EXERCISE: Everything from the line containing "Output the Python" through the line containing "-0.767, -0.85, -0.892]" must be written out exactly, and nothing more; leave any pictures out.

LISTED ENTRIES:
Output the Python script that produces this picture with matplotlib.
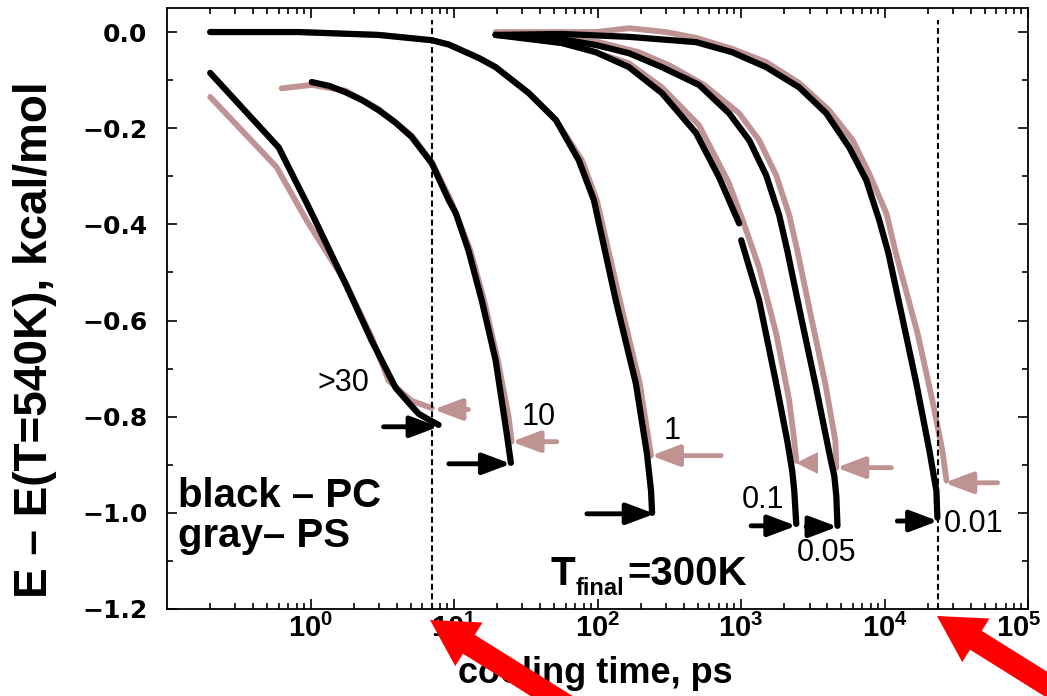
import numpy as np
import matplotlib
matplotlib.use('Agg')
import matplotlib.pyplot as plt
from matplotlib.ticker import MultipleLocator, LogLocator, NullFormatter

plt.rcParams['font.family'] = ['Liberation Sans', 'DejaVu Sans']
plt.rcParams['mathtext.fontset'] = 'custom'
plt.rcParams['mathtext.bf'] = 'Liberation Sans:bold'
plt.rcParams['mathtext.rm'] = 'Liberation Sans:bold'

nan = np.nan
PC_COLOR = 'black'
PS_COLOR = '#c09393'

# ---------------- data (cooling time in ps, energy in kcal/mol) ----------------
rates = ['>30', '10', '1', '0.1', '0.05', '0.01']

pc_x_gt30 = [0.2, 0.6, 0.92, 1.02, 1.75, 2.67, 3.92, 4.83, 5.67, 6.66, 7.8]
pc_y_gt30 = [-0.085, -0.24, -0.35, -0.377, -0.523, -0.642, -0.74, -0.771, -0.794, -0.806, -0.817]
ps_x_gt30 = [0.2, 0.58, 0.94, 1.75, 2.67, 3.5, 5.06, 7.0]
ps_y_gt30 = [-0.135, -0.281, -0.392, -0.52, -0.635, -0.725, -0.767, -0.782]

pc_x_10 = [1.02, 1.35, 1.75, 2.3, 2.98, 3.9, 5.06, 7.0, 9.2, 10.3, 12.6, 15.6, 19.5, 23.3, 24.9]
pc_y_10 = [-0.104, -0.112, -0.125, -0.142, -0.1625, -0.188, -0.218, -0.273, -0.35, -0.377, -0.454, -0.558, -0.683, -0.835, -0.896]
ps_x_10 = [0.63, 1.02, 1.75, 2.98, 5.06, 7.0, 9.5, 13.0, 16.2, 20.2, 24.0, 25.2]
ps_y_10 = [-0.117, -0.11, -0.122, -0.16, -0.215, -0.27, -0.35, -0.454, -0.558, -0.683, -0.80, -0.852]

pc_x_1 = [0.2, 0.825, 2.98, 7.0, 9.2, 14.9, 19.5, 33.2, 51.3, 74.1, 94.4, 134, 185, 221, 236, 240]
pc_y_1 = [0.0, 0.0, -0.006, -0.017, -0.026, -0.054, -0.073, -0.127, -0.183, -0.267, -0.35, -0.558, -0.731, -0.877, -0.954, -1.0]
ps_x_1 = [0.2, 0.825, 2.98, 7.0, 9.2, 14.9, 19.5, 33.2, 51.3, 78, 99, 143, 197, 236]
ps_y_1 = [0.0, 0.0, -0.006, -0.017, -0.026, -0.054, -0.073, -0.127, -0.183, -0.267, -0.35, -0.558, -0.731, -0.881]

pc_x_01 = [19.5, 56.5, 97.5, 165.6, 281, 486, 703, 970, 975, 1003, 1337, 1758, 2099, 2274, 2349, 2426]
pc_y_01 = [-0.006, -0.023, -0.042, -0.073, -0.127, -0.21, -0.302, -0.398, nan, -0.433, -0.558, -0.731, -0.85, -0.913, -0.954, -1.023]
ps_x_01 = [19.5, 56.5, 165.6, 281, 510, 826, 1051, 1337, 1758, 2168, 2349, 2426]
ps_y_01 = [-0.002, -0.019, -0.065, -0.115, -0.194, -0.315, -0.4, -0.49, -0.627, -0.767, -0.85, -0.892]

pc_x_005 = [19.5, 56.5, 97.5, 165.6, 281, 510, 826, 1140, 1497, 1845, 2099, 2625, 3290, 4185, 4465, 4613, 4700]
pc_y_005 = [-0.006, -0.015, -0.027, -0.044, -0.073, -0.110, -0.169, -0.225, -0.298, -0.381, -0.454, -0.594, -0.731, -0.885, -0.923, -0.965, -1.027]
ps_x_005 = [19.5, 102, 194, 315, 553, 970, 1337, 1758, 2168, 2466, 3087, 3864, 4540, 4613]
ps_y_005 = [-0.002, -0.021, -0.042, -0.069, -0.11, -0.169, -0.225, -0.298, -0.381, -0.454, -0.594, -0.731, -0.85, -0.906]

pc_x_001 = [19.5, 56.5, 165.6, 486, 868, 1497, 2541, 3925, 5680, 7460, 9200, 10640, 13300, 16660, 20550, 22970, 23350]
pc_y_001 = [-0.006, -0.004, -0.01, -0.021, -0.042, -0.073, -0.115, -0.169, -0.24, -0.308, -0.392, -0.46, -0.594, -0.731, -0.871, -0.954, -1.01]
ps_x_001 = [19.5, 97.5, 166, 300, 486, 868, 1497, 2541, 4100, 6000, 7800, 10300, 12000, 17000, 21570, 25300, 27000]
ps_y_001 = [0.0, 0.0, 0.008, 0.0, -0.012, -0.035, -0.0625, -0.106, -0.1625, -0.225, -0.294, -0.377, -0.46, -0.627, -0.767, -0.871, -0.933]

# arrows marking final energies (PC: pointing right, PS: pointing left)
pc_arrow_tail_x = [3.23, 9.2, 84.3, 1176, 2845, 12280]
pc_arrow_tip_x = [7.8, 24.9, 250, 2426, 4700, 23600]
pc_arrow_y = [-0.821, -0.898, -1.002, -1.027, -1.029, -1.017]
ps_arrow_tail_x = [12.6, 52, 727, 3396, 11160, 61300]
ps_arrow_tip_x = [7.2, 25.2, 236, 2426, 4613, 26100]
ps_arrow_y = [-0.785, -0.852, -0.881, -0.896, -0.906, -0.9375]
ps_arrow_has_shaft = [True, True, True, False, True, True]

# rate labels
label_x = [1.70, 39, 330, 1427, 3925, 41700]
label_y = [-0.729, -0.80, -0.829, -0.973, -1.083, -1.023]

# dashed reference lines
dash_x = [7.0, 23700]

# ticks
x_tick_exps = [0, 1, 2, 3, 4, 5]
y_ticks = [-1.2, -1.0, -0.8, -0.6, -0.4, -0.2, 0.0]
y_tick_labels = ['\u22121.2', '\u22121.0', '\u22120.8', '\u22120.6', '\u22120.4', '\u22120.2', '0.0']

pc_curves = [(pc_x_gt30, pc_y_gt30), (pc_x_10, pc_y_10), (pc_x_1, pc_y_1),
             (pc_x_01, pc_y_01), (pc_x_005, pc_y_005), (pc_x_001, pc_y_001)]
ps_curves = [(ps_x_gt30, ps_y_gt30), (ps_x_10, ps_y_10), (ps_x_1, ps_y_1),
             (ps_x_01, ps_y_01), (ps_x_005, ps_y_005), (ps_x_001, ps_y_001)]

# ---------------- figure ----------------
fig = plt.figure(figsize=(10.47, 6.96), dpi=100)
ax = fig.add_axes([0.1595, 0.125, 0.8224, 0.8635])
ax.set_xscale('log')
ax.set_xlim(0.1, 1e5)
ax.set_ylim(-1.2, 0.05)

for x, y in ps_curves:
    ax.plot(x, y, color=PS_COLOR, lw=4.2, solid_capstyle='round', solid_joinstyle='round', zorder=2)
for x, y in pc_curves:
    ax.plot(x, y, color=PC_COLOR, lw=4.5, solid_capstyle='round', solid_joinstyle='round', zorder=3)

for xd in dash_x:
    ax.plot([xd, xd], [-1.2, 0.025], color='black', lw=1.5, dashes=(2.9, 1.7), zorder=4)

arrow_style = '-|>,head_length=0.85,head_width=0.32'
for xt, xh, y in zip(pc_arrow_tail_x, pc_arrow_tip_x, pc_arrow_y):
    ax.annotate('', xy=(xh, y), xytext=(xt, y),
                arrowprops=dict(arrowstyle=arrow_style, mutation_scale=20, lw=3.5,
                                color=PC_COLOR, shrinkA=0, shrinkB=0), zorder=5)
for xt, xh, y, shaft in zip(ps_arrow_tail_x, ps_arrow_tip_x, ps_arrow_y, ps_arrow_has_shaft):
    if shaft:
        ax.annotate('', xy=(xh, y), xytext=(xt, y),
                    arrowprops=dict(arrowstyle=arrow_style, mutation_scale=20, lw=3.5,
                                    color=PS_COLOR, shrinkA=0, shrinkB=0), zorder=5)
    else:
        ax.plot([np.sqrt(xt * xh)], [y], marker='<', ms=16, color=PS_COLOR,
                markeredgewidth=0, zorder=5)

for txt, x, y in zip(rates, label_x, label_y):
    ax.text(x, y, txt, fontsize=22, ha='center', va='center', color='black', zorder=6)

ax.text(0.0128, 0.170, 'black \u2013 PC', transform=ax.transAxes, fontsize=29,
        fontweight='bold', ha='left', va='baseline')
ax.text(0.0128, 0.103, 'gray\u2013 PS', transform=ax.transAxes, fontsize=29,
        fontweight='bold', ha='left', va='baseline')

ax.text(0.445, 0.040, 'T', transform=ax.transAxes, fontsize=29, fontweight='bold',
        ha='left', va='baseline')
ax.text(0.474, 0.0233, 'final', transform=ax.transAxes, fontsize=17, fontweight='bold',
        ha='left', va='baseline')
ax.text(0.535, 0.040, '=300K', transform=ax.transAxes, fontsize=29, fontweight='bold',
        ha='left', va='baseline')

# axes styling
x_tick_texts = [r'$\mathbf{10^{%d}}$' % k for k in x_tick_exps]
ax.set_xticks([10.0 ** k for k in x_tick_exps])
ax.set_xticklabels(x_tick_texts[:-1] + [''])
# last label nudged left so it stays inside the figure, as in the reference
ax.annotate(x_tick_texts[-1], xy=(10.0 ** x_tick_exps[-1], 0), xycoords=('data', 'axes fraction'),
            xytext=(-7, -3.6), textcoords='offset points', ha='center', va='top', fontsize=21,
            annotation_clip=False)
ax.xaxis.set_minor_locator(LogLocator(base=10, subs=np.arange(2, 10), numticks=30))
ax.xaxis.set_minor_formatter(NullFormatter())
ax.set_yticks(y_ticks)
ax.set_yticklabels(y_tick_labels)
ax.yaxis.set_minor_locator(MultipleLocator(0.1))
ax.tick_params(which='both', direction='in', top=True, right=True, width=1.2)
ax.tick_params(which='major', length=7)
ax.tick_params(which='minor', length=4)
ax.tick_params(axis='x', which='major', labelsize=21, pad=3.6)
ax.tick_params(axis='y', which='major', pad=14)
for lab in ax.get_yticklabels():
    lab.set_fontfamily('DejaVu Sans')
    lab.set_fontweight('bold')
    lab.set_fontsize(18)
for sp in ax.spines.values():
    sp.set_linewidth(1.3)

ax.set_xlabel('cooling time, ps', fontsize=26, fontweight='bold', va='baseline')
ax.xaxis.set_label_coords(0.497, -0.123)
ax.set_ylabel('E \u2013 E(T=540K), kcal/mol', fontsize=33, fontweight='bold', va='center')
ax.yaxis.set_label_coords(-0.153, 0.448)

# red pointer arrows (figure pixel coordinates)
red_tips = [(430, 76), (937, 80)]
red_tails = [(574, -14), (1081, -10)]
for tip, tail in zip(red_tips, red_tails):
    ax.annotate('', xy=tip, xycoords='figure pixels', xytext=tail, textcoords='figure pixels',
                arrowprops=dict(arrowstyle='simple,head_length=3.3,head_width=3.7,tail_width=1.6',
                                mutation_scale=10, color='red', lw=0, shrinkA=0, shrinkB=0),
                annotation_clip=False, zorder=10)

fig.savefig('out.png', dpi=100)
==
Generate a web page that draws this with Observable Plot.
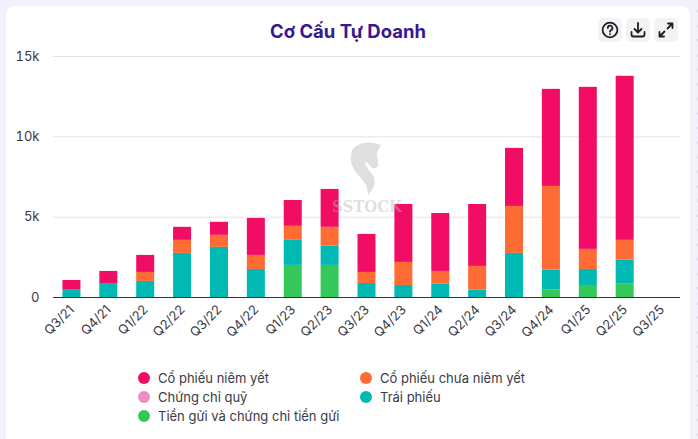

RESPONSE:
Output the Python script that produces this picture with matplotlib.
import numpy as np
import matplotlib
matplotlib.use('Agg')
import matplotlib.pyplot as plt
from matplotlib.ticker import MultipleLocator, LogLocator, NullFormatter

plt.rcParams['font.family'] = ['Liberation Sans', 'DejaVu Sans']
plt.rcParams['mathtext.fontset'] = 'custom'
plt.rcParams['mathtext.bf'] = 'Liberation Sans:bold'
plt.rcParams['mathtext.rm'] = 'Liberation Sans:bold'

nan = np.nan
PC_COLOR = 'black'
PS_COLOR = '#c09393'

# ---------------- data (cooling time in ps, energy in kcal/mol) ----------------
rates = ['>30', '10', '1', '0.1', '0.05', '0.01']

pc_x_gt30 = [0.2, 0.6, 0.92, 1.02, 1.75, 2.67, 3.92, 4.83, 5.67, 6.66, 7.8]
pc_y_gt30 = [-0.085, -0.24, -0.35, -0.377, -0.523, -0.642, -0.74, -0.771, -0.794, -0.806, -0.817]
ps_x_gt30 = [0.2, 0.58, 0.94, 1.75, 2.67, 3.5, 5.06, 7.0]
ps_y_gt30 = [-0.135, -0.281, -0.392, -0.52, -0.635, -0.725, -0.767, -0.782]

pc_x_10 = [1.02, 1.35, 1.75, 2.3, 2.98, 3.9, 5.06, 7.0, 9.2, 10.3, 12.6, 15.6, 19.5, 23.3, 24.9]
pc_y_10 = [-0.104, -0.112, -0.125, -0.142, -0.1625, -0.188, -0.218, -0.273, -0.35, -0.377, -0.454, -0.558, -0.683, -0.835, -0.896]
ps_x_10 = [0.63, 1.02, 1.75, 2.98, 5.06, 7.0, 9.5, 13.0, 16.2, 20.2, 24.0, 25.2]
ps_y_10 = [-0.117, -0.11, -0.122, -0.16, -0.215, -0.27, -0.35, -0.454, -0.558, -0.683, -0.80, -0.852]

pc_x_1 = [0.2, 0.825, 2.98, 7.0, 9.2, 14.9, 19.5, 33.2, 51.3, 74.1, 94.4, 134, 185, 221, 236, 240]
pc_y_1 = [0.0, 0.0, -0.006, -0.017, -0.026, -0.054, -0.073, -0.127, -0.183, -0.267, -0.35, -0.558, -0.731, -0.877, -0.954, -1.0]
ps_x_1 = [0.2, 0.825, 2.98, 7.0, 9.2, 14.9, 19.5, 33.2, 51.3, 78, 99, 143, 197, 236]
ps_y_1 = [0.0, 0.0, -0.006, -0.017, -0.026, -0.054, -0.073, -0.127, -0.183, -0.267, -0.35, -0.558, -0.731, -0.881]

pc_x_01 = [19.5, 56.5, 97.5, 165.6, 281, 486, 703, 970, 975, 1003, 1337, 1758, 2099, 2274, 2349, 2426]
pc_y_01 = [-0.006, -0.023, -0.042, -0.073, -0.127, -0.21, -0.302, -0.398, nan, -0.433, -0.558, -0.731, -0.85, -0.913, -0.954, -1.023]
ps_x_01 = [19.5, 56.5, 165.6, 281, 510, 826, 1051, 1337, 1758, 2168, 2349, 2426]
ps_y_01 = [-0.002, -0.019, -0.065, -0.115, -0.194, -0.315, -0.4, -0.49, -0.627, -0.767, -0.85, -0.892]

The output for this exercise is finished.